_DIRECTION_
Retype all material exactly. Pictures stay out of the copy.

########

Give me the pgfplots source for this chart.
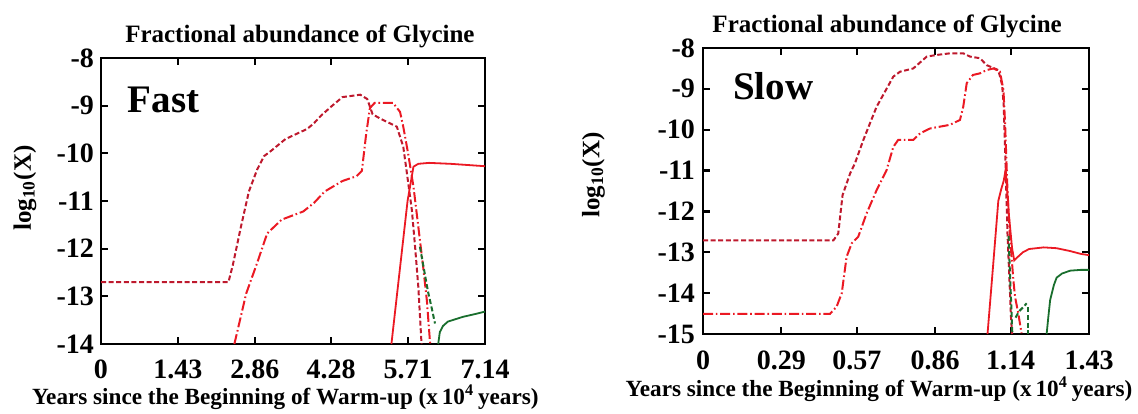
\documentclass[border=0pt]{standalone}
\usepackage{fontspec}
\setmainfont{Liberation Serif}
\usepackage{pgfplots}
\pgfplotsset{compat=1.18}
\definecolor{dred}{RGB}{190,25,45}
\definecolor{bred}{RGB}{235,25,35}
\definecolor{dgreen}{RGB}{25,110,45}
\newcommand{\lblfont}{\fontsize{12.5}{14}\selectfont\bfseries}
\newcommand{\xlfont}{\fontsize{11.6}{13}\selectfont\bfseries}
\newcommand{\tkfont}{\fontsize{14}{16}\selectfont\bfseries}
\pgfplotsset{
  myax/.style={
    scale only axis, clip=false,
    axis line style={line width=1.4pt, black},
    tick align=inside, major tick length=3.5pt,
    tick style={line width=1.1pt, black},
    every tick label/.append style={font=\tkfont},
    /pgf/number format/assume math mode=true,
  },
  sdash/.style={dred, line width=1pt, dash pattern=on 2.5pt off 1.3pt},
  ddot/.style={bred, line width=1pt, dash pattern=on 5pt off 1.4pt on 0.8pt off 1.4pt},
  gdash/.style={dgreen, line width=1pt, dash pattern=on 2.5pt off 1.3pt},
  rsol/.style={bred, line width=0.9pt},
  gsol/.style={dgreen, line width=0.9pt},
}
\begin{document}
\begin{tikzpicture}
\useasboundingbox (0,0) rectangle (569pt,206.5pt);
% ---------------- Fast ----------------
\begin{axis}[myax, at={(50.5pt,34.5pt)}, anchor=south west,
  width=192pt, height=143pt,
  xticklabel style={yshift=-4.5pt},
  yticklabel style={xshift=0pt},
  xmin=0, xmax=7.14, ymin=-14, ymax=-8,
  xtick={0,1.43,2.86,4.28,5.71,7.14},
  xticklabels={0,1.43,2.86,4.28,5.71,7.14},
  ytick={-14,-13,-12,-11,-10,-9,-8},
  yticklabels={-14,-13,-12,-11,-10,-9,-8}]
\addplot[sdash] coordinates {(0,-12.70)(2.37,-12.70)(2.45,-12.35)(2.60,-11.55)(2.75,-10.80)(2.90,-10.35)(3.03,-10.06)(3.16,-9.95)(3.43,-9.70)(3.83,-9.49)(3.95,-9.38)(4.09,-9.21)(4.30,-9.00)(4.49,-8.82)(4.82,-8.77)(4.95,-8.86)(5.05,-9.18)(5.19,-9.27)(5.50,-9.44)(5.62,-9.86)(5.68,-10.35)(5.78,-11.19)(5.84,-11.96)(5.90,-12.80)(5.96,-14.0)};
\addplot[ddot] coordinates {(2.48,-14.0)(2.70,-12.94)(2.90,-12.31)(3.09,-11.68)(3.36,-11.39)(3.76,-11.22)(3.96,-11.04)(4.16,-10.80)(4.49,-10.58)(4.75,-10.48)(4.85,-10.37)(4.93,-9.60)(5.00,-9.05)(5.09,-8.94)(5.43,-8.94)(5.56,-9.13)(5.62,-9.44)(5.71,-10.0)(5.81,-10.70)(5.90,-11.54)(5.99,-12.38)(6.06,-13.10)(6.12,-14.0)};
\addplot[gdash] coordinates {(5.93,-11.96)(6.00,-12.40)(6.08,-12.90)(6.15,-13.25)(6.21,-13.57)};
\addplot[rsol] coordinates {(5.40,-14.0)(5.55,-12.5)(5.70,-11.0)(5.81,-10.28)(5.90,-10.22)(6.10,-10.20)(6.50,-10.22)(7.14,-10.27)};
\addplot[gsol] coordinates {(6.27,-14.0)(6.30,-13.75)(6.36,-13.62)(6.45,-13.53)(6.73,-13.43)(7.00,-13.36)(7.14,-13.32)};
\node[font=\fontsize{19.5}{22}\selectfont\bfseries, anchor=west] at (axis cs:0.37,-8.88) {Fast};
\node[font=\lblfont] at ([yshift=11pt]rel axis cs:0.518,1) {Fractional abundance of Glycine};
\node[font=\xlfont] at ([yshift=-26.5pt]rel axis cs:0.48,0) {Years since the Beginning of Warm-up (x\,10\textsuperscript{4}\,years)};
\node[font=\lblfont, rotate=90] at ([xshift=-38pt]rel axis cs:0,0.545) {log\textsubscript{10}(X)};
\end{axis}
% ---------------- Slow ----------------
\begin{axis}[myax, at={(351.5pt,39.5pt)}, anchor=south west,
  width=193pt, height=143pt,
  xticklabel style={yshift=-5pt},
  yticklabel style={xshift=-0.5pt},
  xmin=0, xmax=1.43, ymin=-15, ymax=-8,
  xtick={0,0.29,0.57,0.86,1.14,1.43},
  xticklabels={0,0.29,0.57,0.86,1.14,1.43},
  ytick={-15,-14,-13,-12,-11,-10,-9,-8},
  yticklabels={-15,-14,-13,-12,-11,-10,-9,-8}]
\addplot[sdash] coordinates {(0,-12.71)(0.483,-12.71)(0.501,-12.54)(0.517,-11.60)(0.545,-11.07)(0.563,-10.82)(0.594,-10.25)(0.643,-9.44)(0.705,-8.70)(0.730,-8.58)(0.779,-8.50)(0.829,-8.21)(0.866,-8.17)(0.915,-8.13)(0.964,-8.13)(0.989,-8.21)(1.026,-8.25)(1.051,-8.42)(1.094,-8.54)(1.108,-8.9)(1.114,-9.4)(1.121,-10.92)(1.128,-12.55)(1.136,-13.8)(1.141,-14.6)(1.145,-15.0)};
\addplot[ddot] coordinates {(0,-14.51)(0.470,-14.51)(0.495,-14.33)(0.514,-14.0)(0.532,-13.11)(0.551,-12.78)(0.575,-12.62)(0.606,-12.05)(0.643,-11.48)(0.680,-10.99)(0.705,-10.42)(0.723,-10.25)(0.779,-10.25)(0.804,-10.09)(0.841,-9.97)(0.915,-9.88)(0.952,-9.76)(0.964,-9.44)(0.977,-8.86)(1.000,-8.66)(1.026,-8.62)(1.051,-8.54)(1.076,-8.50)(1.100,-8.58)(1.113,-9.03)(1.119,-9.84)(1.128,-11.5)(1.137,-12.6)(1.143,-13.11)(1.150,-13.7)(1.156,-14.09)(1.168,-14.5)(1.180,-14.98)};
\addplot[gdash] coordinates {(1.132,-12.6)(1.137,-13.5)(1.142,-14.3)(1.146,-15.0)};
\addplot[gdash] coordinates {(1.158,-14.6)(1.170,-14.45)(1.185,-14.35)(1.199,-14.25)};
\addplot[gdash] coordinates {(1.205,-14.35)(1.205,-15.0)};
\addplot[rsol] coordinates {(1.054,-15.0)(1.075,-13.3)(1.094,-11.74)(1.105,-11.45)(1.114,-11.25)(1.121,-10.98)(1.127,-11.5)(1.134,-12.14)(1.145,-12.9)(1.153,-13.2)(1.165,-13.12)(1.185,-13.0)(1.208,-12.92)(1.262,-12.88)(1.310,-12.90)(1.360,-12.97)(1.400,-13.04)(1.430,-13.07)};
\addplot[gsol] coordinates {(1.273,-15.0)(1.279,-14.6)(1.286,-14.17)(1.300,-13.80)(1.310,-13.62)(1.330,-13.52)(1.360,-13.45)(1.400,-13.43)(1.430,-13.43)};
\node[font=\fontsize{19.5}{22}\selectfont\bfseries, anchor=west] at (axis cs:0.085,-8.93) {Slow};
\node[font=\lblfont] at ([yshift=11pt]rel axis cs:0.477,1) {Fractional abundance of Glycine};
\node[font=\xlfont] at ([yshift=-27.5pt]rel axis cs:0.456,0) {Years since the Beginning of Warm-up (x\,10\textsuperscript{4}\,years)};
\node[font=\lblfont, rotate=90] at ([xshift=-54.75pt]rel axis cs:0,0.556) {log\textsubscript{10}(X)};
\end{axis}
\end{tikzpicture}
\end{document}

########

_FULL ANSWER_
Give me the pgfplots source for this chart.
\documentclass[border=0pt]{standalone}
\usepackage{fontspec}
\setmainfont{Liberation Serif}
\usepackage{pgfplots}
\pgfplotsset{compat=1.18}
\definecolor{dred}{RGB}{190,25,45}
\definecolor{bred}{RGB}{235,25,35}
\definecolor{dgreen}{RGB}{25,110,45}
\newcommand{\lblfont}{\fontsize{12.5}{14}\selectfont\bfseries}
\newcommand{\xlfont}{\fontsize{11.6}{13}\selectfont\bfseries}
\newcommand{\tkfont}{\fontsize{14}{16}\selectfont\bfseries}
\pgfplotsset{
  myax/.style={
    scale only axis, clip=false,
    axis line style={line width=1.4pt, black},
    tick align=inside, major tick length=3.5pt,
    tick style={line width=1.1pt, black},
    every tick label/.append style={font=\tkfont},
    /pgf/number format/assume math mode=true,
  },
  sdash/.style={dred, line width=1pt, dash pattern=on 2.5pt off 1.3pt},
  ddot/.style={bred, line width=1pt, dash pattern=on 5pt off 1.4pt on 0.8pt off 1.4pt},
  gdash/.style={dgreen, line width=1pt, dash pattern=on 2.5pt off 1.3pt},
  rsol/.style={bred, line width=0.9pt},
  gsol/.style={dgreen, line width=0.9pt},
}
\begin{document}
\begin{tikzpicture}
\useasboundingbox (0,0) rectangle (569pt,206.5pt);
% ---------------- Fast ----------------
\begin{axis}[myax, at={(50.5pt,34.5pt)}, anchor=south west,
  width=192pt, height=143pt,
  xticklabel style={yshift=-4.5pt},
  yticklabel style={xshift=0pt},
  xmin=0, xmax=7.14, ymin=-14, ymax=-8,
  xtick={0,1.43,2.86,4.28,5.71,7.14},
  xticklabels={0,1.43,2.86,4.28,5.71,7.14},
  ytick={-14,-13,-12,-11,-10,-9,-8},
  yticklabels={-14,-13,-12,-11,-10,-9,-8}]
\addplot[sdash] coordinates {(0,-12.70)(2.37,-12.70)(2.45,-12.35)(2.60,-11.55)(2.75,-10.80)(2.90,-10.35)(3.03,-10.06)(3.16,-9.95)(3.43,-9.70)(3.83,-9.49)(3.95,-9.38)(4.09,-9.21)(4.30,-9.00)(4.49,-8.82)(4.82,-8.77)(4.95,-8.86)(5.05,-9.18)(5.19,-9.27)(5.50,-9.44)(5.62,-9.86)(5.68,-10.35)(5.78,-11.19)(5.84,-11.96)(5.90,-12.80)(5.96,-14.0)};
\addplot[ddot] coordinates {(2.48,-14.0)(2.70,-12.94)(2.90,-12.31)(3.09,-11.68)(3.36,-11.39)(3.76,-11.22)(3.96,-11.04)(4.16,-10.80)(4.49,-10.58)(4.75,-10.48)(4.85,-10.37)(4.93,-9.60)(5.00,-9.05)(5.09,-8.94)(5.43,-8.94)(5.56,-9.13)(5.62,-9.44)(5.71,-10.0)(5.81,-10.70)(5.90,-11.54)(5.99,-12.38)(6.06,-13.10)(6.12,-14.0)};
\addplot[gdash] coordinates {(5.93,-11.96)(6.00,-12.40)(6.08,-12.90)(6.15,-13.25)(6.21,-13.57)};
\addplot[rsol] coordinates {(5.40,-14.0)(5.55,-12.5)(5.70,-11.0)(5.81,-10.28)(5.90,-10.22)(6.10,-10.20)(6.50,-10.22)(7.14,-10.27)};
\addplot[gsol] coordinates {(6.27,-14.0)(6.30,-13.75)(6.36,-13.62)(6.45,-13.53)(6.73,-13.43)(7.00,-13.36)(7.14,-13.32)};
\node[font=\fontsize{19.5}{22}\selectfont\bfseries, anchor=west] at (axis cs:0.37,-8.88) {Fast};
\node[font=\lblfont] at ([yshift=11pt]rel axis cs:0.518,1) {Fractional abundance of Glycine};
\node[font=\xlfont] at ([yshift=-26.5pt]rel axis cs:0.48,0) {Years since the Beginning of Warm-up (x\,10\textsuperscript{4}\,years)};
\node[font=\lblfont, rotate=90] at ([xshift=-38pt]rel axis cs:0,0.545) {log\textsubscript{10}(X)};
\end{axis}
% ---------------- Slow ----------------
\begin{axis}[myax, at={(351.5pt,39.5pt)}, anchor=south west,
  width=193pt, height=143pt,
  xticklabel style={yshift=-5pt},
  yticklabel style={xshift=-0.5pt},
  xmin=0, xmax=1.43, ymin=-15, ymax=-8,
  xtick={0,0.29,0.57,0.86,1.14,1.43},
  xticklabels={0,0.29,0.57,0.86,1.14,1.43},
  ytick={-15,-14,-13,-12,-11,-10,-9,-8},
  yticklabels={-15,-14,-13,-12,-11,-10,-9,-8}]
\addplot[sdash] coordinates {(0,-12.71)(0.483,-12.71)(0.501,-12.54)(0.517,-11.60)(0.545,-11.07)(0.563,-10.82)(0.594,-10.25)(0.643,-9.44)(0.705,-8.70)(0.730,-8.58)(0.779,-8.50)(0.829,-8.21)(0.866,-8.17)(0.915,-8.13)(0.964,-8.13)(0.989,-8.21)(1.026,-8.25)(1.051,-8.42)(1.094,-8.54)(1.108,-8.9)(1.114,-9.4)(1.121,-10.92)(1.128,-12.55)(1.136,-13.8)(1.141,-14.6)(1.145,-15.0)};
\addplot[ddot] coordinates {(0,-14.51)(0.470,-14.51)(0.495,-14.33)(0.514,-14.0)(0.532,-13.11)(0.551,-12.78)(0.575,-12.62)(0.606,-12.05)(0.643,-11.48)(0.680,-10.99)(0.705,-10.42)(0.723,-10.25)(0.779,-10.25)(0.804,-10.09)(0.841,-9.97)(0.915,-9.88)(0.952,-9.76)(0.964,-9.44)(0.977,-8.86)(1.000,-8.66)(1.026,-8.62)(1.051,-8.54)(1.076,-8.50)(1.100,-8.58)(1.113,-9.03)(1.119,-9.84)(1.128,-11.5)(1.137,-12.6)(1.143,-13.11)(1.150,-13.7)(1.156,-14.09)(1.168,-14.5)(1.180,-14.98)};
\addplot[gdash] coordinates {(1.132,-12.6)(1.137,-13.5)(1.142,-14.3)(1.146,-15.0)};
\addplot[gdash] coordinates {(1.158,-14.6)(1.170,-14.45)(1.185,-14.35)(1.199,-14.25)};
\addplot[gdash] coordinates {(1.205,-14.35)(1.205,-15.0)};
\addplot[rsol] coordinates {(1.054,-15.0)(1.075,-13.3)(1.094,-11.74)(1.105,-11.45)(1.114,-11.25)(1.121,-10.98)(1.127,-11.5)(1.134,-12.14)(1.145,-12.9)(1.153,-13.2)(1.165,-13.12)(1.185,-13.0)(1.208,-12.92)(1.262,-12.88)(1.310,-12.90)(1.360,-12.97)(1.400,-13.04)(1.430,-13.07)};
\addplot[gsol] coordinates {(1.273,-15.0)(1.279,-14.6)(1.286,-14.17)(1.300,-13.80)(1.310,-13.62)(1.330,-13.52)(1.360,-13.45)(1.400,-13.43)(1.430,-13.43)};
\node[font=\fontsize{19.5}{22}\selectfont\bfseries, anchor=west] at (axis cs:0.085,-8.93) {Slow};
\node[font=\lblfont] at ([yshift=11pt]rel axis cs:0.477,1) {Fractional abundance of Glycine};
\node[font=\xlfont] at ([yshift=-27.5pt]rel axis cs:0.456,0) {Years since the Beginning of Warm-up (x\,10\textsuperscript{4}\,years)};
\node[font=\lblfont, rotate=90] at ([xshift=-54.75pt]rel axis cs:0,0.556) {log\textsubscript{10}(X)};
\end{axis}
\end{tikzpicture}
\end{document}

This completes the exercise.